By Elise Harris
In his latest prayer video Pope Francis dedicates the month of October to praying for journalists – specifically that their work would always be motivated by strong ethics and respect for the truth.
The video, released Oct. 4, opens showing scenes of a television studio, recording studio, writing desks and satellites, which flash across the screen as the Pope speaks.
Addressing viewers in his native Spanish, the Pope says he often wonders, “How can media be put to the service of a culture of encounter?”
“We need information leading to a commitment for the common good of humanity and the planet,” he said, and, as the faces of different journalists around the Vatican flashed across the screen, asked if viewers would join him in praying for those who work in the field of communication.
Specifically, he prayed “that journalists, in carrying out their work, may always be motivated by respect for the truth and a strong sense of ethics.”
The video closes with the Pope asking viewers if they can help him with the request, a question to which the journalists featured each respond one by one saying, “yes.”
Among the journalists featured in the video is Alvaro de Juana, a Rome correspondent for CNA’s sister-agency ACI Prensa. Originally from Spain, he has been working as a journalist for 12 years.
In comments to CNA, de Juana said having strong ethics and a high respect for the truth are always important, but moreover carry special weight in today’s society.

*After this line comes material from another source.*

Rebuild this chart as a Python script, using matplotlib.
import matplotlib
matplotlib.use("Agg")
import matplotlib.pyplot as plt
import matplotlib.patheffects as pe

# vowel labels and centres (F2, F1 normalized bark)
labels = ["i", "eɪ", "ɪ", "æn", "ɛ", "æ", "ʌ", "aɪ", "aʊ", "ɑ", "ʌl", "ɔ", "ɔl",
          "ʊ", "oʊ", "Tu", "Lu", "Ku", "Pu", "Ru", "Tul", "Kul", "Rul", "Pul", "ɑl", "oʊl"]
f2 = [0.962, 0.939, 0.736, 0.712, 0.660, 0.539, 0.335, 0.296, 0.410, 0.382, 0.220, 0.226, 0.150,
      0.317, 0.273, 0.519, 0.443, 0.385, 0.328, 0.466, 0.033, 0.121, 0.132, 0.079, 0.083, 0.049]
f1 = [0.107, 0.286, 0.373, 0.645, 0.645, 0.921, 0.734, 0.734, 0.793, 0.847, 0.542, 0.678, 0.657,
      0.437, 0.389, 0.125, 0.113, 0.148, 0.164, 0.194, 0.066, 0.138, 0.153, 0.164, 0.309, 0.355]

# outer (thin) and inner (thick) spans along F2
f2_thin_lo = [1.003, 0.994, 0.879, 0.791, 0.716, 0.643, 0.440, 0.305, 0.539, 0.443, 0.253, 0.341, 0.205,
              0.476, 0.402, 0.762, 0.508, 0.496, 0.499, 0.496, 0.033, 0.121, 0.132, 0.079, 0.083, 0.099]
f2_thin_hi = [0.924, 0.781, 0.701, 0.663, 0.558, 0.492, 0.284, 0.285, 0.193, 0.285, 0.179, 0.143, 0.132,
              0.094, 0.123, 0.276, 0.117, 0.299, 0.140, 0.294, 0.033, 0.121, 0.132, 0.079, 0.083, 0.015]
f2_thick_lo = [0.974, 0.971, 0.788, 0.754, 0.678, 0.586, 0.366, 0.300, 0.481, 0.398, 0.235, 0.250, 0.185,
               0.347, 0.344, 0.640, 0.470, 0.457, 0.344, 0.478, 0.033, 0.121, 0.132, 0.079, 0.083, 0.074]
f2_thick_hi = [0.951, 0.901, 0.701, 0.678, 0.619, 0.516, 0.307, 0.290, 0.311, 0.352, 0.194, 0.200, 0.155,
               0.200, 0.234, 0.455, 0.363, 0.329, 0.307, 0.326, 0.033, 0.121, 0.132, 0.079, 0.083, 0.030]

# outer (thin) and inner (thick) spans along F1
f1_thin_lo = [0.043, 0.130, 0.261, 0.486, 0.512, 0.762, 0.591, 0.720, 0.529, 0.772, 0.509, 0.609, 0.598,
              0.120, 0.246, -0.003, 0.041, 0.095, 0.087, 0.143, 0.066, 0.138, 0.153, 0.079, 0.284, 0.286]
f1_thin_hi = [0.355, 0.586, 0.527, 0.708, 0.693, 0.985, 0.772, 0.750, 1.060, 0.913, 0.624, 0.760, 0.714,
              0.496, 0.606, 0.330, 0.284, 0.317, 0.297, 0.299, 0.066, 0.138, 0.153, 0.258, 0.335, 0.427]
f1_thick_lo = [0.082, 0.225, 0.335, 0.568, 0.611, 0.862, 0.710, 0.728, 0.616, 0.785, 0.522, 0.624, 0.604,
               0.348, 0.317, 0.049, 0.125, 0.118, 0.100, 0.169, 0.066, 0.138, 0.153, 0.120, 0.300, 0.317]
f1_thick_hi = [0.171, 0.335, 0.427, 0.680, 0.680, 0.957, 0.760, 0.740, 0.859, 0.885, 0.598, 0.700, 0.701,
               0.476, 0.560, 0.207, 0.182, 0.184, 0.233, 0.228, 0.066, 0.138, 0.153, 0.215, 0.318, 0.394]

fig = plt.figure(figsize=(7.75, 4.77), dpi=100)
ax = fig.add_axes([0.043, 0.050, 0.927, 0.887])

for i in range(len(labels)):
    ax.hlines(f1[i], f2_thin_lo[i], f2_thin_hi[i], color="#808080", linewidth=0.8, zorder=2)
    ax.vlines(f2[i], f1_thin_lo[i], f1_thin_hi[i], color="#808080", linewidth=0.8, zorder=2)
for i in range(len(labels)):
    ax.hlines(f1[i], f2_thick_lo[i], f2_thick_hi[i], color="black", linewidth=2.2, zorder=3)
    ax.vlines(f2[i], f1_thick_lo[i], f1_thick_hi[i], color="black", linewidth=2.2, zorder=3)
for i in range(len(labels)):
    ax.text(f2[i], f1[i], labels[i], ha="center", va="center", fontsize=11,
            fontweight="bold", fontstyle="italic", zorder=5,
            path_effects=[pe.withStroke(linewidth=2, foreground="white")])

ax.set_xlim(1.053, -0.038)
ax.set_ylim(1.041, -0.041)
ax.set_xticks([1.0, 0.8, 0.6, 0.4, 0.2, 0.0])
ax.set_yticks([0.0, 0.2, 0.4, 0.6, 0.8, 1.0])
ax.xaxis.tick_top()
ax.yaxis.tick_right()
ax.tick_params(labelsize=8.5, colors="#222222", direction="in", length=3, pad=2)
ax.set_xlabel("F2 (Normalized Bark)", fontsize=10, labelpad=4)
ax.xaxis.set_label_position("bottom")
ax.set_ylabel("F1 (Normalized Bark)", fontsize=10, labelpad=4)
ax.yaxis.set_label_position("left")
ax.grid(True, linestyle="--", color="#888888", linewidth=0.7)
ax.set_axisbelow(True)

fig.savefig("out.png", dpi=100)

“For years there has been talk of an economic crisis, but the Church and concretely Pope Emeritus Benedict XVI and Pope Francis have said on many occasions that there is also a crisis of values,” he noted.
Within this crisis, “ethics and morality have been forgotten and have been discarded in many environments and in important questions,” de Juana said, explaining that because of this, a journalist “has the duty to respect ethics and morality.”

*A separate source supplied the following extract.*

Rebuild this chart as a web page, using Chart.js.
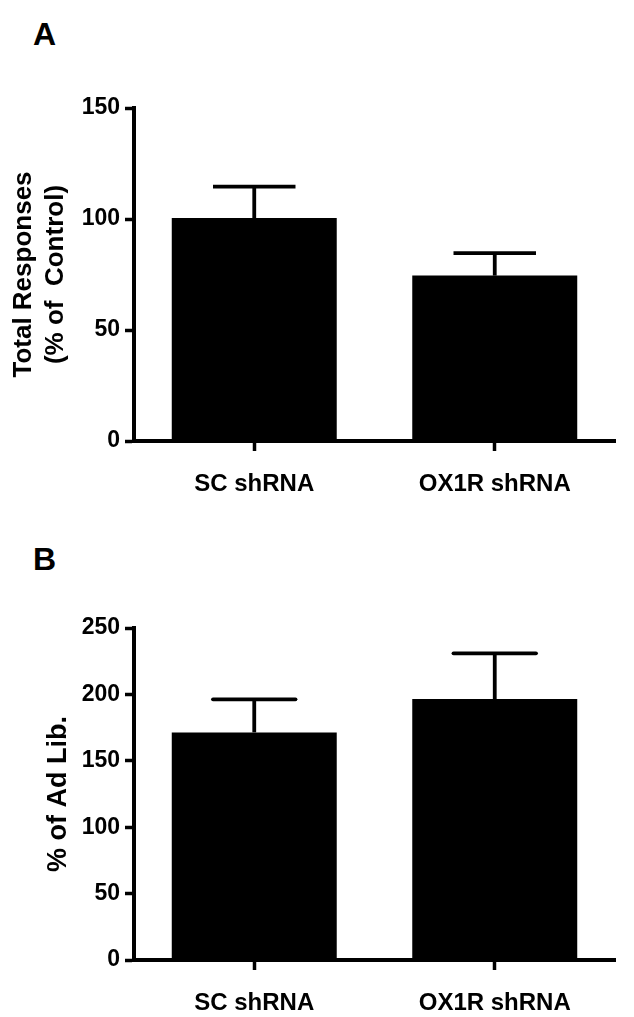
<!DOCTYPE html>
<html>
<head>
<meta charset="utf-8">
<script src="https://cdn.jsdelivr.net/npm/chart.js@4/dist/chart.umd.min.js"></script>
<style>
  html, body { margin: 0; padding: 0; background: #fff; }
  body { width: 634px; height: 1017px; position: relative; overflow: hidden; font-family: "Liberation Sans", Arial, sans-serif; }
  .panel { position: absolute; left: 0; width: 634px; }
  .letter { position: absolute; font: bold 32px/32px "Liberation Sans", Arial, sans-serif; color: #000; }
</style>
</head>
<body>
<div class="letter" style="left:33px; top:18px;">A</div>
<div class="letter" style="left:33px; top:543px;">B</div>
<div class="panel" style="top:0; height:520px;"><canvas id="chartA" width="634" height="520"></canvas></div>
<div class="panel" style="top:520px; height:497px;"><canvas id="chartB" width="634" height="497"></canvas></div>
<script>
// ---- data ----
const categories = ['SC shRNA', 'OX1R shRNA'];
const responsesMean = [100.4, 74.5];
const responsesSEM = [14.2, 10.1];
const adLibMean = [171.4, 196.5];
const adLibSEM = [24.9, 34.4];
const yTicksA = [0, 50, 100, 150];
const yTicksB = [0, 50, 100, 150, 200, 250];
const titleA = ['Total Responses', '(% of  Control)'];
const titleB = '% of Ad Lib.';

const FONT = '"Liberation Sans", Arial, sans-serif';

const errorBars = {
  id: 'errorBars',
  afterDatasetsDraw(chart, args, opts) {
    const ctx = chart.ctx;
    const meta = chart.getDatasetMeta(0);
    const yScale = chart.scales.y;
    const means = chart.data.datasets[0].data;
    const errs = opts.errors || [];
    ctx.save();
    ctx.strokeStyle = '#000';
    ctx.lineWidth = opts.lineWidth || 3.5;
    meta.data.forEach((bar, i) => {
      const x = bar.x;
      const yTop = yScale.getPixelForValue(means[i]);
      const yCap = yScale.getPixelForValue(means[i] + errs[i]);
      const half = bar.width * (opts.capFraction || 0.5) / 2;
      ctx.lineCap = 'butt';
      ctx.beginPath(); ctx.moveTo(x, yTop); ctx.lineTo(x, yCap); ctx.stroke();
      ctx.lineCap = opts.capStyle || 'butt';
      ctx.beginPath(); ctx.moveTo(x - half, yCap); ctx.lineTo(x + half, yCap); ctx.stroke();
    });
    ctx.restore();
  }
};

function makeChart(id, means, errs, ticks, title, titleSize, titlePadTop, padTop, xHeight, capStyle) {
  const maxV = ticks[ticks.length - 1];
  return new Chart(document.getElementById(id), {
    type: 'bar',
    data: {
      labels: categories,
      datasets: [{
        data: means,
        backgroundColor: '#000',
        borderWidth: 0,
        barPercentage: 0.686,
        categoryPercentage: 1.0
      }]
    },
    options: {
      responsive: false,
      animation: false,
      layout: { padding: { top: padTop, right: 19, bottom: 0, left: 0 } },
      plugins: {
        legend: { display: false },
        tooltip: { enabled: false },
        errorBars: { errors: errs, lineWidth: 3.8, capFraction: 0.5, capStyle: capStyle }
      },
      scales: {
        x: {
          offset: true,
          grid: { display: true, offset: false, drawOnChartArea: false, drawTicks: true, tickLength: 10, tickWidth: 3.5, tickColor: '#000', color: '#000' },
          border: { display: true, color: '#000', width: 4 },
          ticks: { color: '#000', padding: 19, font: { family: FONT, size: 24, weight: 'bold' } },
          afterFit: s => { s.height = xHeight; }
        },
        y: {
          min: 0,
          max: maxV,
          afterBuildTicks: s => { s.ticks = ticks.map(v => ({ value: v })); },
          grid: { display: true, drawOnChartArea: false, drawTicks: true, tickLength: 9, tickWidth: 3.5, tickColor: '#000', color: '#000' },
          border: { display: true, color: '#000', width: 4 },
          ticks: { color: '#000', padding: 5, font: { family: FONT, size: 23, weight: 'bold' } },
          title: {
            display: true,
            text: title,
            color: '#000',
            font: { family: FONT, size: titleSize, weight: 'bold', lineHeight: 1.23 },
            padding: { top: titlePadTop, bottom: 0 }
          },
          afterFit: s => { s.width = 134; }
        }
      }
    },
    plugins: [errorBars]
  });
}

makeChart('chartA', responsesMean, responsesSEM, yTicksA, titleA, 26, 8, 108, 79, 'butt');
makeChart('chartB', adLibMean, adLibSEM, yTicksB, titleB, 27, 42, 108, 57, 'round');
</script>
</body>
</html>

“There is no journalism without ethics,” he said, explaining that if ethics were removed from the equation, “it would be to dirty and undermine this profession that has the truth as its foundation.”
Communication also plays a fundamental role in evangelization, he said, noting that “the Church is universal and we could say that communication is, too.”
Christ used words and actions to make God’s love known to the people, and in doing so communicated, de Juana said, adding that communication is “a very important instrument” that can be used to reach those far from the Church.
When asked how journalists themselves can collaborate with the Pope in helping to ensure his prayer is answered, de Juana said the answer is simply “being faithful to this principle of the truth” and by carrying out one’s work with the conviction that “not everything goes.”
“The Pope asks that all journalists and people who work in communication to be faithful to these principals,” regardless of whether or not they are Catholic or not.
The theme Pope Francis chose for 2017’s World Day of Communications was released late last month, and is titled “’Fear not, for I am with you’ (Is 43:5): Communicating hope and trust in our time.”
In the communique published alongside the theme, the Vatican’s Secretariat for Communications said the theme was “an invitation to tell the history of the world and the histories of men and women in accordance with the logic of the ‘good news.’”
Shortly before the announcement of the theme, Pope Francis had a Sept. 22 audience with journalists, during which he reflected on the importance of respect for human dignity, telling them that their profession can never be used as a destructive weapon, nor should it be used to nourish fear.
“Certainly criticism is legitimate, and, I would add, necessary, just as is the denunciation of evil, but this must always be done respecting the other, his life and his affect. Journalism cannot become a ‘weapon of destruction’ of persons or even nations,” the Pope said at the Vatican’s Clementine Hall.
“Neither must it nourish fear in front of changes or phenomena such as migration forced by war or by hunger,” he said.
An initiative of the Jesuit-run global prayer network Apostleship of Prayer, the Pope’s prayer videos are filmed in collaboration with the Vatican Television Center and mark the first time the Roman Pontiff’s monthly prayer intentions have been featured on video.
The Apostleship of Prayer, which produces the monthly videos on the Pope’s intentions, was founded by Jesuit seminarians in France in 1884 to encourage Christians to serve God and others through prayer, particularly for the needs of the Church.
Since the late 1800s, the organization has received a monthly, “universal” intention from the Pope. In 1929, an additional missionary intention was added by the Holy Father, aimed at the faithful in particular.
While there are two intentions, the prayer videos are centered on the first, universal intention.
His intentions this year have so far focused on themes he speaks out about frequently, such as interreligious dialogue, care for creation, families in hardship, the elderly and marginalized, and respect for women.
Francis’ prayer intentions for the rest of the year are listed on the organization’s website and center on other themes close to Francis’ heart, such as prayers for countries receiving migrants and refugees, and an end to child-soldiers.